This article was written by Alex Hollings and originally published on Sandboxx.
On Thursday, aerospace company Hermeus announced that it had secured an Air Force contract to develop a hypersonic version of the President’s plane, also known as Air Force One.
Hypersonic is a term used to describe aircraft that can travel at sustained speed in excess of Mach 5, or slightly higher than 3,836 miles per hour. There are no passenger-rated aircraft on earth that can fly at such high speeds; even Boeing’s forthcoming replacements for the existing Air Force One are expected to top out at about only 650 miles per hour.
That means Hermeus is promising to build a presidential aircraft capable of beating the existing Air Force One in a race by more than 3,000 miles per hour.
“Leaps in capability are vital as we work to complicate the calculus of our adversaries,” Air Force Brigadier General Ryan Britton, the Program Executive Officer for Presidential and Executive Airlift, said in a statement.
“By leveraging commercial investment to drive new technologies into the Air Force, we are able to maximize our payback on Department of Defense investments.”
Traveling at these speeds, the Hermeus Air Force One replacement would be capable of flying from New York to Paris in just 90 minutes.
Hermeus is still a fairly new company, founded by leaders hailing from future-facing companies like SpaceX and Blue Origin. In order to secure this contract with the Air Force, Hermeus designed and built a Mach 5-capable prototype engine in just nine months.
Hypersonic engine platforms face a number of operational challenges at such sustained high speeds.

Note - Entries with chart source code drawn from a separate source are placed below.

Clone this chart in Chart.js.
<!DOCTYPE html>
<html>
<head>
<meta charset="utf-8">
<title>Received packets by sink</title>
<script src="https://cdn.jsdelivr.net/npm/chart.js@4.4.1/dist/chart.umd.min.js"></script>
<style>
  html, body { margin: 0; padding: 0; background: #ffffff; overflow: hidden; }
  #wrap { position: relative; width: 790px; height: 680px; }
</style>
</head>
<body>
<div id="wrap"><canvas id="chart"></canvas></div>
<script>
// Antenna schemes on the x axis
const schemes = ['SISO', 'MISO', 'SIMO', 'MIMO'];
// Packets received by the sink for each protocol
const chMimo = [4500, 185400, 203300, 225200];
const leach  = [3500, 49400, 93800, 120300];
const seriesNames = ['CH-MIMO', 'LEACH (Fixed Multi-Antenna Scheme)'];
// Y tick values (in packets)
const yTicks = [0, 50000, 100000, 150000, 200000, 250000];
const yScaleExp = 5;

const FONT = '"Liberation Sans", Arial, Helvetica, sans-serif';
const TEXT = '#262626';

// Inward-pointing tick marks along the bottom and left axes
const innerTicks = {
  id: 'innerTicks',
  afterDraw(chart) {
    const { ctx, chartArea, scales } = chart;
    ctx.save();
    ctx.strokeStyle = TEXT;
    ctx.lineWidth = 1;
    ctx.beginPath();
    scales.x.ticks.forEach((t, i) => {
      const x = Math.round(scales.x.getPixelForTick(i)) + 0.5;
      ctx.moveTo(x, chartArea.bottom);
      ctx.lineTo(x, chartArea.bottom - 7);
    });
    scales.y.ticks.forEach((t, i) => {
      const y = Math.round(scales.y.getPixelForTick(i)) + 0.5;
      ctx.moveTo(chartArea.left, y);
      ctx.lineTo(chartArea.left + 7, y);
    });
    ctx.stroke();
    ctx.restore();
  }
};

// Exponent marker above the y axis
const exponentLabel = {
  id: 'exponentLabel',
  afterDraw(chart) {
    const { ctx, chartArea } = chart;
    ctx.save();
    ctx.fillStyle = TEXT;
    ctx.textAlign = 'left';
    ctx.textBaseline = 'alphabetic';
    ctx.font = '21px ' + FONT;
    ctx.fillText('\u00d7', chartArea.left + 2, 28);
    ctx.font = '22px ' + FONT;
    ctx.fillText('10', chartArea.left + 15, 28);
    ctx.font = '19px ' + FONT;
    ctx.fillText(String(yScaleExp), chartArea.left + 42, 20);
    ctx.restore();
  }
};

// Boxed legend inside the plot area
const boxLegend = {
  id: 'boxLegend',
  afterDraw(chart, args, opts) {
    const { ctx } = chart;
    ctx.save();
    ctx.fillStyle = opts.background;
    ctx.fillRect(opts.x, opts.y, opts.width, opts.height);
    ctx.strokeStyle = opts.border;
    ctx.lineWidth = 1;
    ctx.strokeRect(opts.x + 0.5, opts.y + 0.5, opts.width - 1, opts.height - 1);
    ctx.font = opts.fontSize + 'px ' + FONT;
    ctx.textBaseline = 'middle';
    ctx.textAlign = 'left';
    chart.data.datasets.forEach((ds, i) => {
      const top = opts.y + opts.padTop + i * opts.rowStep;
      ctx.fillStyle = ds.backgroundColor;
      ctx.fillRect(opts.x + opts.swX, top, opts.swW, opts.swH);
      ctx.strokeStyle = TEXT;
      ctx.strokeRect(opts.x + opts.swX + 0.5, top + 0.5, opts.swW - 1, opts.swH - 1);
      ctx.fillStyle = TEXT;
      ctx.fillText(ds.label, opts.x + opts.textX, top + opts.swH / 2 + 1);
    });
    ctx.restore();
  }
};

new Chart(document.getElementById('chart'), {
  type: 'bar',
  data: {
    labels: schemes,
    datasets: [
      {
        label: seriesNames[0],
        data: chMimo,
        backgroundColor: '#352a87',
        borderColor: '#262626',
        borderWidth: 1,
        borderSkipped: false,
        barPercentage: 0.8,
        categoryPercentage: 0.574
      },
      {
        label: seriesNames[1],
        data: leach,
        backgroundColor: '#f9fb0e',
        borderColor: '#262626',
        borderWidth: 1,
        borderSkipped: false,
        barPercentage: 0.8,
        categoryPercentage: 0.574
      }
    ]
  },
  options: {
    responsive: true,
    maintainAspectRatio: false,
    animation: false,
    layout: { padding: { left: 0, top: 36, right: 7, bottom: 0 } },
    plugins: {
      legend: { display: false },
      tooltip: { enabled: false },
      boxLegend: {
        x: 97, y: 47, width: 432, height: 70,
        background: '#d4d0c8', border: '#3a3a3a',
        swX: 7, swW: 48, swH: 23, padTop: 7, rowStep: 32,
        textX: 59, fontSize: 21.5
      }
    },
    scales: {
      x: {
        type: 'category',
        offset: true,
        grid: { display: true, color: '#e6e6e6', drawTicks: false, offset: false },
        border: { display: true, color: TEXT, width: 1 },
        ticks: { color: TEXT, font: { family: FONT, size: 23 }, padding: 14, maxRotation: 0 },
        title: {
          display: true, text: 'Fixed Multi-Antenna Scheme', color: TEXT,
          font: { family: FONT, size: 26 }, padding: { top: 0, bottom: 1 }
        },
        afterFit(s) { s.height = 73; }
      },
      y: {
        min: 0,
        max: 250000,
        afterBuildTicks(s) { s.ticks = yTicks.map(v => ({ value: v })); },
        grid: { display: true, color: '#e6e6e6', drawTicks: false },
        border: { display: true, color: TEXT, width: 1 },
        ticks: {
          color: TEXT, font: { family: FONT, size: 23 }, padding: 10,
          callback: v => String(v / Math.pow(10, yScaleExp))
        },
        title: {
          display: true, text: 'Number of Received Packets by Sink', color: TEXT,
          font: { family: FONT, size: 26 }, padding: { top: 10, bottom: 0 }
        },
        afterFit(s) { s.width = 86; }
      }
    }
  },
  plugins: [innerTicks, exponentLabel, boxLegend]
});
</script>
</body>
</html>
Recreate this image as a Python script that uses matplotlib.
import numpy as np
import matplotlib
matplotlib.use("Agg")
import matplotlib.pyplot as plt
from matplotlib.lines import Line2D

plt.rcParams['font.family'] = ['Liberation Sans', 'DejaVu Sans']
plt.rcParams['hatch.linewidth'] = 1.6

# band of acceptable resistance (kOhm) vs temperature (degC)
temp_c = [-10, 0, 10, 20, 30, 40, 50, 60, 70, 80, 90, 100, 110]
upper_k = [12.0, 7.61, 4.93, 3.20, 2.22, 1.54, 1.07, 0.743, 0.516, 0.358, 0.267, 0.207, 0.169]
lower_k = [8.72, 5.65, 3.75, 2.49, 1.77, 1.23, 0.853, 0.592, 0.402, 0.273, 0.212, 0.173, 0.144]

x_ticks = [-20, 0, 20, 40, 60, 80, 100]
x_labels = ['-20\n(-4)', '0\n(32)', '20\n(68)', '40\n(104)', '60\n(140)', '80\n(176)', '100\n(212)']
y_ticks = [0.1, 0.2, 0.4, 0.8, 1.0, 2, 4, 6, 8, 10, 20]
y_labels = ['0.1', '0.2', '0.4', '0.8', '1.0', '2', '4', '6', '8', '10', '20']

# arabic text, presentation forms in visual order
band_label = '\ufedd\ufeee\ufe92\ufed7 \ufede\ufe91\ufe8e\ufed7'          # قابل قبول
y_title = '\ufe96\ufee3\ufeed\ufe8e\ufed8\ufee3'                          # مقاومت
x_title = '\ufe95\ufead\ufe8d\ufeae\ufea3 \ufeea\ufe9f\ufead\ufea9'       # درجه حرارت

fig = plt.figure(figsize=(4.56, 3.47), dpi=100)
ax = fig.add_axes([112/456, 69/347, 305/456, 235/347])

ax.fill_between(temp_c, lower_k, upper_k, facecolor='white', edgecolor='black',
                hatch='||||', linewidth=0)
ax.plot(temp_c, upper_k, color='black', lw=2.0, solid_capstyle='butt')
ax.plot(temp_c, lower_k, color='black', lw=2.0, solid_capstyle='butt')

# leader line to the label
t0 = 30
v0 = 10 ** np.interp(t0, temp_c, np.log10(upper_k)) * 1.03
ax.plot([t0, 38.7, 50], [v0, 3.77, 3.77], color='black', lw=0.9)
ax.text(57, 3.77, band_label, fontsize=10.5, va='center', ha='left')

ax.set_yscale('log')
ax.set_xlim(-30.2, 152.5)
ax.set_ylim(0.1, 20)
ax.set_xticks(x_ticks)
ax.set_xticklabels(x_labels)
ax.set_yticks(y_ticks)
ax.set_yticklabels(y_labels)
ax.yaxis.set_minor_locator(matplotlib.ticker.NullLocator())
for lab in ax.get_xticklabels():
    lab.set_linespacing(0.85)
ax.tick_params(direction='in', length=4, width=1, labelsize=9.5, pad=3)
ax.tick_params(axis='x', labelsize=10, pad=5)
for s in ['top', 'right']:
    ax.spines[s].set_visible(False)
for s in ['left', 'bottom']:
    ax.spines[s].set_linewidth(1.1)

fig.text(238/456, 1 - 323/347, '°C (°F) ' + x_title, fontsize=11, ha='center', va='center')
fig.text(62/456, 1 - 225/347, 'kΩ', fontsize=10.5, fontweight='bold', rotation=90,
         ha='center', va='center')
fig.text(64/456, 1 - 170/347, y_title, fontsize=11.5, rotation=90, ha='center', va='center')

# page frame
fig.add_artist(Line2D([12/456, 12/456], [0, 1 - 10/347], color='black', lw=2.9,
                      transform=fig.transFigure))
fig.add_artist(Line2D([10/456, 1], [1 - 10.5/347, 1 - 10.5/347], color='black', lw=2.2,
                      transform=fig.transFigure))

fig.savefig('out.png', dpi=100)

These challenges range from the incredible speed of the inflow of air into the jet turbine to the incredible heat produced by friction as the aircraft tears through the sky at thousands of miles per hour.
The legendary SR-71 Blackbird, the fastest military aircraft in history, was capable of sustaining speeds in excess of Mach 3, or more than 2,300 miles per hour. The friction of oxygen molecules bombarding the aircraft at that speed created a number of engineering challenges for the aircraft. In fact, the SR-71’s cockpit windshield had to be made out of quartz that was fused ultrasonically to the aircraft’s titanium body in order to sustain exterior temperatures that would exceed 600 °F (316 °C) during high-speed flight.
Hypersonic technology has been at the forefront of Russian, Chinese, and American weapons research for the past few years, as each nation races to develop hypersonic-capable ballistic missiles. At hypersonic speeds, none of the world’s existing missile defense systems are capable of intercepting an inbound attack, making these new weapons a potential game-changer for peer-level conflict in the 21st century. The United States is currently lagging behind the competition in terms of fielding operational hypersonic weapons, though it seems apparent that it is working to develop more advanced and diverse hypersonic missiles than its Chinese and Russian competitors.
While some hypersonic engines are little more than high-powered rockets, that approach would not work for a reusable aircraft. Scramjet propulsion, which incorporates a specially designed turbine that allows for high-speed airflow, is another means of achieving hypersonic velocities. Yet, these engines don’t work very well until they reach the high speeds required to sustain them. As a result, missiles and test platforms that utilize scramjets often rely on rocket engines to get them going fast enough for the scramjets to function. Hermeus, however, has developed a method of ramjet propulsion that will allow their aircraft to take off and land at normal speeds, and still sustain flight in Mach 4-5 conditions.
“Using our pre-cooler technology, we’ve taken an off-the-shelf gas turbine engine and operated it at flight speed conditions faster than the famed SR-71. In addition, we’ve pushed the ramjet mode to Mach 4-5 conditions, demonstrating full-range hypersonic air-breathing propulsion capability,” Glenn Case, Hermeus’s CTO said.
This approach, which has been called a combined cycle engine, would allow an aircraft to take off and land at subsonic speeds like any other aircraft while also allowing it to achieve extremely high speeds during the flight’s duration. Developing this sort of technology could have far-reaching effects throughout the entire aviation industry and in particular in the sphere of military aviation.
Of course, the president’s schedule is a busy one and any cut of travel time helps, but there are other places where this technology could be leveraged, especially in the military.
A hypersonic aircraft that can carry passengers would have a number of uses for the U.S. military, from reconnaissance to tactical insertions of special operators. A hypersonic plane could evade most air defenses in the same way the SR-71 once did: by outrunning them. There are no existing air defense platforms that could reliably shoot down a hypersonic aircraft, making such a platform of extreme value not just to the White House, but to the military as a whole.
Of course, it will likely be more than a decade before we see Hermeus’s hypersonic plane take to the skies. And by then, air defenses are likely to have matured enough to make high-velocity aircraft of this sort not quite so invincible. Nonetheless, the implications of hypersonic passenger flights could be far-reaching and significant for the military and beyond.